Der ehemalige Sozialrevolutionär Majsternko vertrat die These, »der bolschewistische Bonapartismus« habe einen Staatskapitalismus erschaffen, der ukrainische Ressourcen ausbeute. Dagegen hielt er das Erbe der Agrarrevolten von 1917 hoch. Holubnychy war viel radikaler eingestellt und wollte die Planwirtschaft beibehalten, die er als Fortschritt sah. Er warnte vehement vor der Restauration des Kapitalismus und übersetzte Werke trotzkistischer Autoren wie Tony Cliff und Hal Draper ins Ukrainische. Zugleich berief er sich positiv auf Mao Zedong. Das chinesische Modell fanden die Nationalmarxist*innen passender für agrarisch geprägte Länder, zu der sie auch die Ukraine zählten.

So ist es nicht verwunderlich, dass sich die URDP-Linken für die maoistische Theorie und vor allem für ihr Konzept der national-antikolonialen Befreiung und ihre Kritik des »Sowjetimperialismus« begeisterten. Die negative Bewertung des zaristischen Russlands bei Marx und Engels wurde dem chauvinistischen Russozentrismus der sowjetischen Ideologie entgegengestellt. Der rechte Flügel, geprägt von Iwan Bahrjanyj, blieb hingegen bei seinem gemäßigten linken Antikommunismus. Bahrjanyj und seine Genoss*innen teilten mit den Exilant*innen von »Wpered« die Deutung der Geschichte der OUN/UPA als einen Kampf von unterdrückten Bäuer*innen gegen die Ausbeutung. Aus den Reihen der URDP kamen nicht nur die wichtigen Studien zur Hungersnot 1933/34, sondern auch die Bewertung dieser Ereignisse als »Genozid an den Ukrainer*innen«.
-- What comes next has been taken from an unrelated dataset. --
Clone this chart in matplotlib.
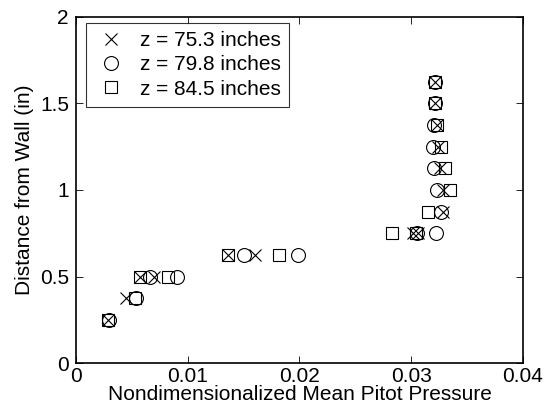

Nicht nur in der Bundesrepublik gab es in der ukrainischen Diaspora linke Tendenzen. So erschien von 1975 bis 1985 in Kanada die Zeitschrift »Dialog«. Ihre Autor*innen wie Marko Bojcun, Bohdan Krawchenko, Halyna Freeland, Roman Senkus, John-Paul Himka, Myroslav Shkandrij versuchten sich in einer theoretischen Verbindung der ukrainischen Nationalbewegung mit den antikolonialen Ideen der Neuen Linken. Im Gegensatz zur Münchener URDP war die Haltung zu OUN-Aktivitäten wesentlich kritischer.

Lewytzky hatte sich allerdings bereits 1956 aus der Exilpolitik verabschiedet. In seinem neuen Leben als sozialdemokratischer Ostexperte beobachte er mit Wohlwollen allerlei Erneuerungsbewegungen, Reformen und Kurswechsel im Ostblock und der kommunistischen Weltbewegung. Nach seinem Tod 1984 wurde seine OUN-Vergangenheit in Deutschland nicht weiter thematisiert.

Wenn heute linke ukrainische Autoren wie Marlen Insarow (Iwan Tschernobor) die Geschichte der OUN und UPA zum antikolonialen Befreiungskampf der ausgebeuteten Bäuer*innen stilisieren, ist das sicherlich Übertreibung und Geschichtsklitterung. Doch dass es in den Reihen der OUN einen regen Wechsel von links nach rechts und zurück gab, sollte nicht von der linken Geschichtsschreibung ignoriert werden.

Ewgeniy Kasakow

ist wissenschaftlicher Mitarbeiter am Deutschen Auswandererhaus Bremerhaven.